In the late ‘90s, Leshorn Whitehead emerged on Jamaica’s reggae music scene, being a conscious voice that could easily be singled out in a medley. The industry was introduced to Chuck Fenda, an artiste with music heavily concentrated on the plight of poor people and social affairs and, in the streets, it merited him the title of ‘Poor People Defender’. The roots and culture artiste declared in his single, I Swear: “I swear, I keep on giving u songs like this, I swear, that I will never hitch. To defend poor people, one a mi greatest wish”. And he has not stopped defending the underprivileged and being a voice for the voiceless. However, his mission has evolved to include being a strong force for culture artistes like himself.

In a recent telephone conversation with The Gleaner, Chuck Fenda postulated, “Culture artistes don’t get that justice that we deserve or supposed to get on the local scene.”

As he delved further on the topic of the support culture artistes receive on a day-to-day basis, he stated that it is the reason many of the foundation artistes of the genre have migrated overseas to the US and Europe.

“It is not my place to share anybody’s business, but a lot of the times you buck up an artiste you know in your travels and ask about their whereabouts and them say, ‘You know is here so me based’ … that here meaning Germany, Poland or some other foreign country,” Chuck Fenda explained.

Biggest market

He added: “Europe is one of my biggest markets. In fact, most of the one-drop, traditional roots and culture rhythms that end up in my email are usually from a producer based in that region of the world.”

Approximately one year ago, Chuck Fenda surprised his fans when he jumped on a dancehall rhythm with One Man To Yuh Ting, then four months later, he argued that not many of the local young producers were turning out reggae rhythms and pleaded with the industry through the media for more one-drop rhythms. But once again he had to collaborate with outside producers for his latest single, Feel Dem Go Round We, recorded on the Alpine Rock Riddim, created by the Austrian producers of the popular group known as Germaica Digital.

In the song, he defends culture artistes, giving praise to the likes of Richie Spice and Anthony Cruz.

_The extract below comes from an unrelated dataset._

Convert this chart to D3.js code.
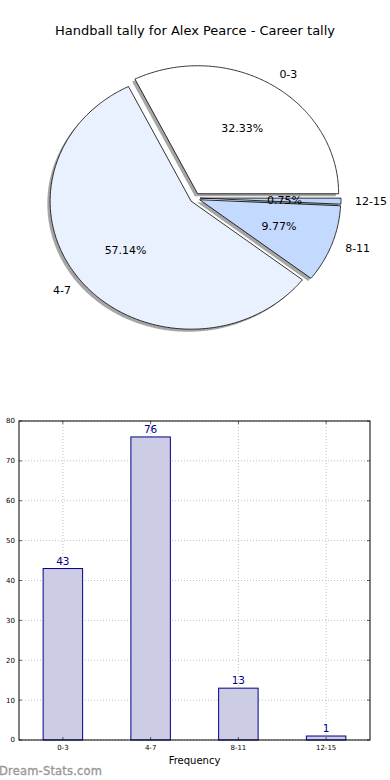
<!DOCTYPE html>
<html><head><meta charset="utf-8">
<script src="https://cdn.jsdelivr.net/npm/d3@7"></script>
<style>body{margin:0;background:#fff}svg{display:block}text{font-family:"DejaVu Sans",sans-serif}</style>
</head><body>
<script>
const categories = ["0-3", "4-7", "8-11", "12-15"];
const values = [43, 76, 13, 1];
const pieColors = ["#ffffff", "#eaf1fe", "#c4d9fe", "#bcd5fb"];
const yTicks = [0, 10, 20, 30, 40, 50, 60, 70, 80];
const title = "Handball tally for Alex Pearce - Career tally";

const W = 390, H = 780;
const svg = d3.select("body").append("svg").attr("width", W).attr("height", H);

svg.append("text").attr("x", 195).attr("y", 35).attr("text-anchor", "middle")
  .attr("font-size", 13).attr("fill", "#000").text(title);

// ---- Pie (matplotlib style: start at 0deg, counterclockwise, elliptical) ----
const cx = 195, cy = 198, rx = 141, ry = 128, explode = 5;
const total = d3.sum(values);
const angScale = d3.scaleLinear().domain([0, total]).range([0, 2 * Math.PI]);
let cum = 0;
const slices = values.map((v, i) => {
  const a0 = angScale(cum); cum += v; const a1 = angScale(cum);
  return {i, v, a0, a1, mid: (a0 + a1) / 2};
});
function wedgePath(s, ox, oy) {
  const c = [cx + ox + explode * Math.cos(s.mid), cy + oy - explode * Math.sin(s.mid)];
  const n = Math.max(4, Math.ceil((s.a1 - s.a0) / 0.01));
  const pts = [c];
  for (let k = 0; k <= n; k++) {
    const a = s.a0 + (s.a1 - s.a0) * k / n;
    pts.push([c[0] + rx * Math.cos(a), c[1] - ry * Math.sin(a)]);
  }
  return d3.line()(pts) + "Z";
}
const gPie = svg.append("g");
// shadows
slices.forEach(s => {
  gPie.append("path").attr("d", wedgePath(s, -2.8, 2.6))
    .attr("fill", "#4d4d4d").attr("fill-opacity", 0.5).attr("stroke", "none");
});
slices.forEach(s => {
  gPie.append("path").attr("d", wedgePath(s, 0, 0))
    .attr("fill", pieColors[s.i]).attr("stroke", "#000").attr("stroke-width", 0.8)
    .attr("stroke-linejoin", "miter");
});
slices.forEach(s => {
  const ccx = cx + explode * Math.cos(s.mid), ccy = cy - explode * Math.sin(s.mid);
  const lx = ccx + 1.1 * rx * Math.cos(s.mid), ly = ccy - 1.1 * ry * Math.sin(s.mid);
  gPie.append("text").attr("x", lx).attr("y", ly).attr("dy", "0.35em")
    .attr("text-anchor", Math.cos(s.mid) >= 0 ? "start" : "end")
    .attr("font-size", 11).text(categories[s.i]);
  const px = ccx + 0.6 * rx * Math.cos(s.mid), py = ccy - 0.6 * ry * Math.sin(s.mid);
  gPie.append("text").attr("x", px).attr("y", py).attr("dy", "0.35em")
    .attr("text-anchor", "middle").attr("font-size", 11)
    .text((s.v / total * 100).toFixed(2) + "%");
});

// ---- Bar chart ----
const L = 19, R = 370, T = 421, B = 740;
const x = d3.scaleLinear().domain([-0.5, 3.5]).range([L, R]);
const y = d3.scaleLinear().domain([0, 80]).range([B, T]);
const gBar = svg.append("g");
// grid
yTicks.forEach(t => {
  gBar.append("line").attr("x1", L).attr("x2", R).attr("y1", y(t)).attr("y2", y(t))
    .attr("stroke", "#c0c0c0").attr("stroke-width", 1).attr("stroke-dasharray", "1,2");
});
categories.forEach((c, i) => {
  gBar.append("line").attr("x1", x(i)).attr("x2", x(i)).attr("y1", T).attr("y2", B)
    .attr("stroke", "#c0c0c0").attr("stroke-width", 1).attr("stroke-dasharray", "1,2");
});
const bw = x(0.45) - x(0);
categories.forEach((c, i) => {
  gBar.append("rect").attr("x", x(i) - bw / 2).attr("y", y(values[i]))
    .attr("width", bw).attr("height", y(0) - y(values[i]))
    .attr("fill", "#ccccE4").attr("stroke", "#00008b").attr("stroke-width", 1);
  gBar.append("text").attr("x", x(i)).attr("y", y(values[i]) - 4)
    .attr("text-anchor", "middle").attr("font-size", 10.5).attr("fill", "#00008b")
    .text(values[i]);
});
// frame
gBar.append("rect").attr("x", L).attr("y", T).attr("width", R - L).attr("height", B - T)
  .attr("fill", "none").attr("stroke", "#000").attr("stroke-width", 1);
// ticks (inward)
yTicks.forEach(t => {
  gBar.append("line").attr("x1", L).attr("x2", L + 3).attr("y1", y(t)).attr("y2", y(t)).attr("stroke", "#000").attr("stroke-width", 0.6);
  gBar.append("line").attr("x1", R - 3).attr("x2", R).attr("y1", y(t)).attr("y2", y(t)).attr("stroke", "#000").attr("stroke-width", 0.6);
  gBar.append("text").attr("x", L - 4).attr("y", y(t)).attr("dy", "0.35em")
    .attr("text-anchor", "end").attr("font-size", 7).text(t);
});
categories.forEach((c, i) => {
  gBar.append("line").attr("x1", x(i)).attr("x2", x(i)).attr("y1", B).attr("y2", B - 3).attr("stroke", "#000").attr("stroke-width", 0.6);
  gBar.append("line").attr("x1", x(i)).attr("x2", x(i)).attr("y1", T).attr("y2", T + 3).attr("stroke", "#000").attr("stroke-width", 0.6);
  gBar.append("text").attr("x", x(i)).attr("y", B + 10).attr("text-anchor", "middle")
    .attr("font-size", 7).text(c);
});
svg.append("text").attr("x", (L + R) / 2).attr("y", 764).attr("text-anchor", "middle")
  .attr("font-size", 10).text("Frequency");
svg.append("text").attr("x", -1).attr("y", 775).attr("font-size", 11.5)
  .attr("fill", "#999").attr("stroke", "#999").attr("stroke-width", 0.35)
  .attr("textLength", 103).text("Dream-Stats.com");
</script>
</body></html>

“Don’t get me wrong, it is not that we are underappreciated in our home because it is the same thing Bob Marley and other great icons before us go through, but is like we have to fight to keep going,” he said. “The fight includes doing something outrageous to be in the limelight or a few minutes of attention – that is not real justice.”

He notes that while Jamaica’s tapestry of music is changing, one’s values need not follow suit once quality music is being produced. The visuals for Feel Dem Go Round We was released last Tuesday, October 29. Captured by veteran music video director Wayne South, it features Chuck Fenda in the role of a jockey. He said: “At one point in my life I had an interest taking that career path but weight was my problem. In the video it represents riding against the odds, into wider markets and keeping up the pace. I am still a culture artiste that has top-grade melodies, strong punch line and good delivery.”